Special case: \(\hat{G} = \hat{I}\) (identity operator):

\[ \mathrm{Tr}(\hat{\rho}) = 1, \]

which is exactly our normalization of probabilities.

Also, because the trace is basis-independent, the expectation value does not depend on which basis \(\{\phi_n\}\) you use. That's why (17) and (19) show the same result in any representation.

6. Microcanonical ensemble (section 5.2)

Now they specialise to a specific ensemble: microcanonical.

Assume:

fixed number of particles \(N\),
fixed volume \(V\),
energy is between \(E-\tfrac{1}{2}\Delta\) and \(E+\tfrac{1}{2}\Delta\) (a small window).

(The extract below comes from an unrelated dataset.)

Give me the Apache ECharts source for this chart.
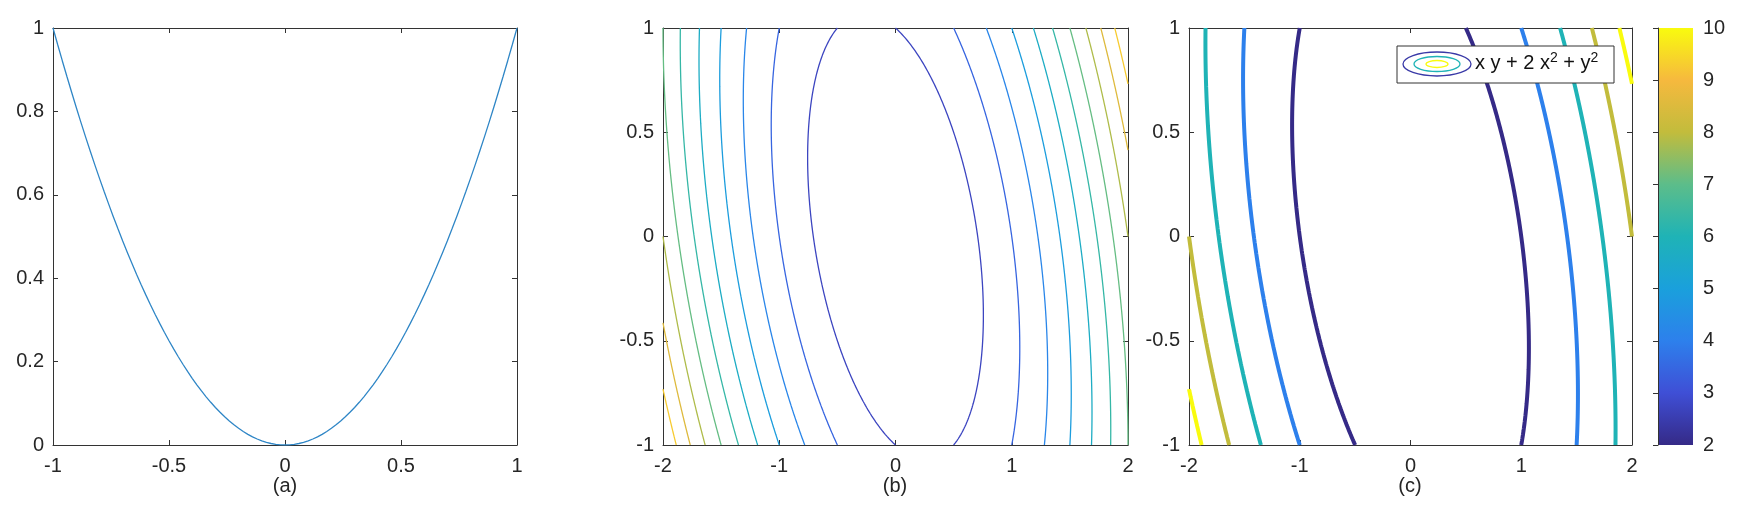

Let \(\Gamma(N,V,E;\Delta)\) ≡ number of accessible microstates in that energy window.

Key postulate: equal a priori probabilities – all accessible microstates are equally likely.

In the energy eigenbasis, the density matrix is diagonal:

\[ \rho_{mn} = \rho_n \delta_{mn}, \]

with

\[ \rho_n = \begin{cases} 1/\Gamma & \text{if state } n \text{ is in the allowed energy window},\\[4pt] 0 & \text{otherwise}. \end{cases} \]

You can check normalization:

\[ \sum_n \rho_n = \Gamma\cdot(1/\Gamma) = 1. \]

Then the entropy is

\[ S = k \ln \Gamma. \]

If there is only one microstate (\(\Gamma=1\)), the system is in a pure state, entropy \(S=0\) — this links to the third law of thermodynamics.

Summary

All of this is just a careful way to say:

"An ensemble of quantum systems is described by a density matrix \(\rho\), whose diagonal entries are the probabilities of different energy states; \(\rho\) evolves by \(i\hbar \dot{\rho} = [H,\rho]\), and expectation values are given by \(\langle G\rangle = \mathrm{Tr}(\rho G)\). For the microcanonical ensemble, all allowed energy states are equally probable, so \(\rho\) is diagonal with entries \(1/\Gamma\)."